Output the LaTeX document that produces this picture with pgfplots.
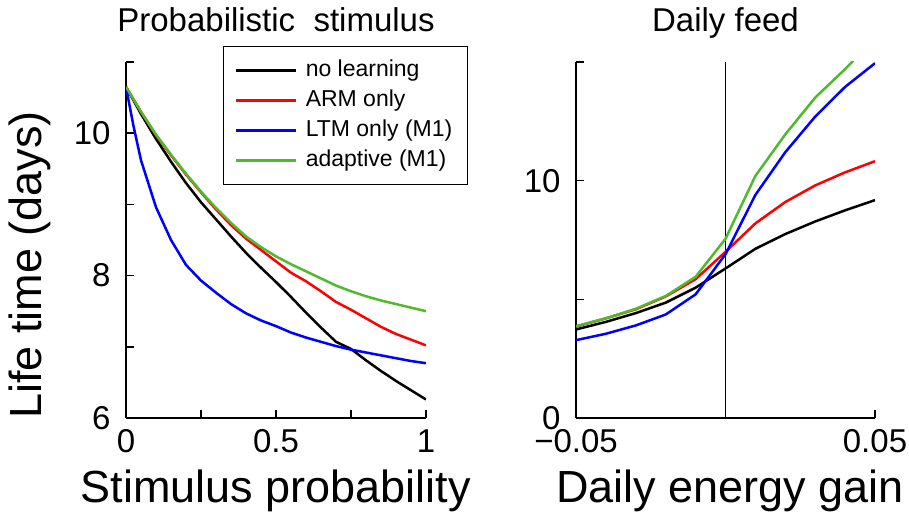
\documentclass[border=0pt]{standalone}
\usepackage{fontspec}
\setmainfont{Liberation Sans}
\usepackage{pgfplots}
\pgfplotsset{compat=1.18}

\definecolor{cgreen}{RGB}{80,185,45}

\pgfplotsset{
  panel/.style={
    scale only axis, height=356pt,
    axis lines=left, axis line style={-, line width=1.6pt},
    tick align=inside, major tick length=8pt,
    every tick/.style={black, line width=1.6pt},
    ticklabel style={font=\fontsize{33}{40}\selectfont},
    yticklabel style={xshift=-12pt},
    xticklabel style={yshift=-8pt},
    label style={font=\fontsize{45}{54}\selectfont},
    title style={font=\fontsize{33}{40}\selectfont, at={(0.5,1)}, anchor=base, yshift=24pt},
    xlabel style={at={(0.5,-0.236)}, anchor=base},
    scaled ticks=false,
    every axis plot/.append style={line width=2.5pt},
  },
}

\begin{document}
\begin{tikzpicture}
% left panel
\begin{axis}[panel, at={(126pt,98pt)}, anchor=south west, width=300pt,
  xmin=0, xmax=1, ymin=6, ymax=11,
  xtick={0,0.25,0.5,0.75,1}, xticklabels={0,,0.5,,1},
  ytick={6,7,8,9,10,11}, yticklabels={6,,8,,10,},
  title={Probabilistic\ \ stimulus},
  xlabel={Stimulus probability},
  ylabel={Life time (days)},
  ylabel style={at={(-0.28,0.43)}, anchor=base, rotate=0},
  legend style={at={(1.14,1.045)}, anchor=north east, draw=black, line width=1.4pt,
    font=\fontsize{23}{28}\selectfont, inner xsep=11pt, inner ysep=9pt,
    column sep=5pt, row sep=0pt,
    nodes={text height=17pt, text depth=5pt, inner sep=4pt}},
  legend cell align=left,
  legend image code/.code={\draw[#1, line width=2.5pt] (0pt,0pt) -- (60pt,0pt);},
]
\addplot[black] coordinates {
(0,10.65) (0.05,10.27) (0.1,9.92) (0.15,9.6) (0.2,9.3) (0.25,9.03)
(0.3,8.79) (0.35,8.55) (0.4,8.32) (0.45,8.11) (0.5,7.91) (0.55,7.7)
(0.6,7.48) (0.65,7.27) (0.7,7.07) (0.75,6.97) (0.8,6.81) (0.85,6.66)
(0.9,6.52) (0.95,6.39) (1,6.26)};
\addlegendentry{no learning}
\addplot[red] coordinates {
(0,10.65) (0.05,10.3) (0.1,9.97) (0.15,9.69) (0.2,9.42) (0.25,9.17)
(0.3,8.93) (0.35,8.71) (0.4,8.52) (0.45,8.36) (0.5,8.2) (0.55,8.04)
(0.6,7.92) (0.65,7.78) (0.7,7.63) (0.75,7.52) (0.8,7.4) (0.85,7.28)
(0.9,7.18) (0.95,7.1) (1,7.02)};
\addlegendentry{ARM only}
\addplot[blue] coordinates {
(0,10.65) (0.025,10.1) (0.05,9.62) (0.1,8.96) (0.15,8.5) (0.2,8.15)
(0.25,7.93) (0.3,7.76) (0.35,7.6) (0.4,7.47) (0.45,7.37) (0.5,7.29)
(0.55,7.2) (0.6,7.13) (0.65,7.07) (0.7,7.01) (0.75,6.96) (0.8,6.92)
(0.85,6.88) (0.9,6.84) (0.95,6.8) (1,6.77)};
\addlegendentry{LTM only (M1)}
\addplot[cgreen] coordinates {
(0,10.65) (0.05,10.3) (0.1,9.98) (0.15,9.7) (0.2,9.43) (0.25,9.18)
(0.3,8.95) (0.35,8.74) (0.4,8.55) (0.45,8.4) (0.5,8.27) (0.55,8.16)
(0.6,8.06) (0.65,7.96) (0.7,7.86) (0.75,7.78) (0.8,7.71) (0.85,7.65)
(0.9,7.6) (0.95,7.55) (1,7.5)};
\addlegendentry{adaptive (M1)}
\end{axis}

% right panel
\begin{axis}[panel, at={(576pt,98pt)}, anchor=south west, width=299pt,
  xmin=-0.05, xmax=0.05, ymin=0, ymax=15,
  xtick={-0.05,0,0.05}, xticklabels={−0.05,,0.05},
  ytick={0,5,10,15}, yticklabels={0,,10,},
  title={Daily feed},
  xlabel={Daily energy gain},
  xlabel style={at={(0.515,-0.236)}},
]
\addplot[black, line width=1.3pt] coordinates {(0,0) (0,15)};
\addplot[black] coordinates {
(-0.05,3.73) (-0.04,4.05) (-0.03,4.42) (-0.02,4.86) (-0.01,5.49) (0,6.3)
(0.01,7.13) (0.02,7.75) (0.03,8.28) (0.04,8.75) (0.05,9.18)};
\addplot[red] coordinates {
(-0.05,3.85) (-0.04,4.2) (-0.03,4.58) (-0.02,5.12) (-0.01,5.85) (0,7.0)
(0.01,8.2) (0.02,9.1) (0.03,9.8) (0.04,10.35) (0.05,10.82)};
\addplot[blue] coordinates {
(-0.05,3.28) (-0.04,3.55) (-0.03,3.9) (-0.02,4.36) (-0.01,5.21) (0,6.9)
(0.01,9.4) (0.02,11.2) (0.03,12.7) (0.04,13.95) (0.05,14.95)};
\addplot[cgreen] coordinates {
(-0.05,3.87) (-0.04,4.2) (-0.03,4.6) (-0.02,5.14) (-0.01,5.95) (0,7.55)
(0.01,10.2) (0.02,11.95) (0.03,13.5) (0.04,14.7) (0.05,16.0)};
\end{axis}
\pgfresetboundingbox
\path (0pt,0pt) rectangle (909pt,516pt);
\end{tikzpicture}
\end{document}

::::

Brief: Your task is to repeat the material above exactly, without its pictures.

Complete output:
Output the LaTeX document that produces this picture with pgfplots.
\documentclass[border=0pt]{standalone}
\usepackage{fontspec}
\setmainfont{Liberation Sans}
\usepackage{pgfplots}
\pgfplotsset{compat=1.18}

\definecolor{cgreen}{RGB}{80,185,45}

\pgfplotsset{
  panel/.style={
    scale only axis, height=356pt,
    axis lines=left, axis line style={-, line width=1.6pt},
    tick align=inside, major tick length=8pt,
    every tick/.style={black, line width=1.6pt},
    ticklabel style={font=\fontsize{33}{40}\selectfont},
    yticklabel style={xshift=-12pt},
    xticklabel style={yshift=-8pt},
    label style={font=\fontsize{45}{54}\selectfont},
    title style={font=\fontsize{33}{40}\selectfont, at={(0.5,1)}, anchor=base, yshift=24pt},
    xlabel style={at={(0.5,-0.236)}, anchor=base},
    scaled ticks=false,
    every axis plot/.append style={line width=2.5pt},
  },
}

\begin{document}
\begin{tikzpicture}
% left panel
\begin{axis}[panel, at={(126pt,98pt)}, anchor=south west, width=300pt,
  xmin=0, xmax=1, ymin=6, ymax=11,
  xtick={0,0.25,0.5,0.75,1}, xticklabels={0,,0.5,,1},
  ytick={6,7,8,9,10,11}, yticklabels={6,,8,,10,},
  title={Probabilistic\ \ stimulus},
  xlabel={Stimulus probability},
  ylabel={Life time (days)},
  ylabel style={at={(-0.28,0.43)}, anchor=base, rotate=0},
  legend style={at={(1.14,1.045)}, anchor=north east, draw=black, line width=1.4pt,
    font=\fontsize{23}{28}\selectfont, inner xsep=11pt, inner ysep=9pt,
    column sep=5pt, row sep=0pt,
    nodes={text height=17pt, text depth=5pt, inner sep=4pt}},
  legend cell align=left,
  legend image code/.code={\draw[#1, line width=2.5pt] (0pt,0pt) -- (60pt,0pt);},
]
\addplot[black] coordinates {
(0,10.65) (0.05,10.27) (0.1,9.92) (0.15,9.6) (0.2,9.3) (0.25,9.03)
(0.3,8.79) (0.35,8.55) (0.4,8.32) (0.45,8.11) (0.5,7.91) (0.55,7.7)
(0.6,7.48) (0.65,7.27) (0.7,7.07) (0.75,6.97) (0.8,6.81) (0.85,6.66)
(0.9,6.52) (0.95,6.39) (1,6.26)};
\addlegendentry{no learning}
\addplot[red] coordinates {
(0,10.65) (0.05,10.3) (0.1,9.97) (0.15,9.69) (0.2,9.42) (0.25,9.17)
(0.3,8.93) (0.35,8.71) (0.4,8.52) (0.45,8.36) (0.5,8.2) (0.55,8.04)
(0.6,7.92) (0.65,7.78) (0.7,7.63) (0.75,7.52) (0.8,7.4) (0.85,7.28)
(0.9,7.18) (0.95,7.1) (1,7.02)};
\addlegendentry{ARM only}
\addplot[blue] coordinates {
(0,10.65) (0.025,10.1) (0.05,9.62) (0.1,8.96) (0.15,8.5) (0.2,8.15)
(0.25,7.93) (0.3,7.76) (0.35,7.6) (0.4,7.47) (0.45,7.37) (0.5,7.29)
(0.55,7.2) (0.6,7.13) (0.65,7.07) (0.7,7.01) (0.75,6.96) (0.8,6.92)
(0.85,6.88) (0.9,6.84) (0.95,6.8) (1,6.77)};
\addlegendentry{LTM only (M1)}
\addplot[cgreen] coordinates {
(0,10.65) (0.05,10.3) (0.1,9.98) (0.15,9.7) (0.2,9.43) (0.25,9.18)
(0.3,8.95) (0.35,8.74) (0.4,8.55) (0.45,8.4) (0.5,8.27) (0.55,8.16)
(0.6,8.06) (0.65,7.96) (0.7,7.86) (0.75,7.78) (0.8,7.71) (0.85,7.65)
(0.9,7.6) (0.95,7.55) (1,7.5)};
\addlegendentry{adaptive (M1)}
\end{axis}

% right panel
\begin{axis}[panel, at={(576pt,98pt)}, anchor=south west, width=299pt,
  xmin=-0.05, xmax=0.05, ymin=0, ymax=15,
  xtick={-0.05,0,0.05}, xticklabels={−0.05,,0.05},
  ytick={0,5,10,15}, yticklabels={0,,10,},
  title={Daily feed},
  xlabel={Daily energy gain},
  xlabel style={at={(0.515,-0.236)}},
]
\addplot[black, line width=1.3pt] coordinates {(0,0) (0,15)};
\addplot[black] coordinates {
(-0.05,3.73) (-0.04,4.05) (-0.03,4.42) (-0.02,4.86) (-0.01,5.49) (0,6.3)
(0.01,7.13) (0.02,7.75) (0.03,8.28) (0.04,8.75) (0.05,9.18)};
\addplot[red] coordinates {
(-0.05,3.85) (-0.04,4.2) (-0.03,4.58) (-0.02,5.12) (-0.01,5.85) (0,7.0)
(0.01,8.2) (0.02,9.1) (0.03,9.8) (0.04,10.35) (0.05,10.82)};
\addplot[blue] coordinates {
(-0.05,3.28) (-0.04,3.55) (-0.03,3.9) (-0.02,4.36) (-0.01,5.21) (0,6.9)
(0.01,9.4) (0.02,11.2) (0.03,12.7) (0.04,13.95) (0.05,14.95)};
\addplot[cgreen] coordinates {
(-0.05,3.87) (-0.04,4.2) (-0.03,4.6) (-0.02,5.14) (-0.01,5.95) (0,7.55)
(0.01,10.2) (0.02,11.95) (0.03,13.5) (0.04,14.7) (0.05,16.0)};
\end{axis}
\pgfresetboundingbox
\path (0pt,0pt) rectangle (909pt,516pt);
\end{tikzpicture}
\end{document}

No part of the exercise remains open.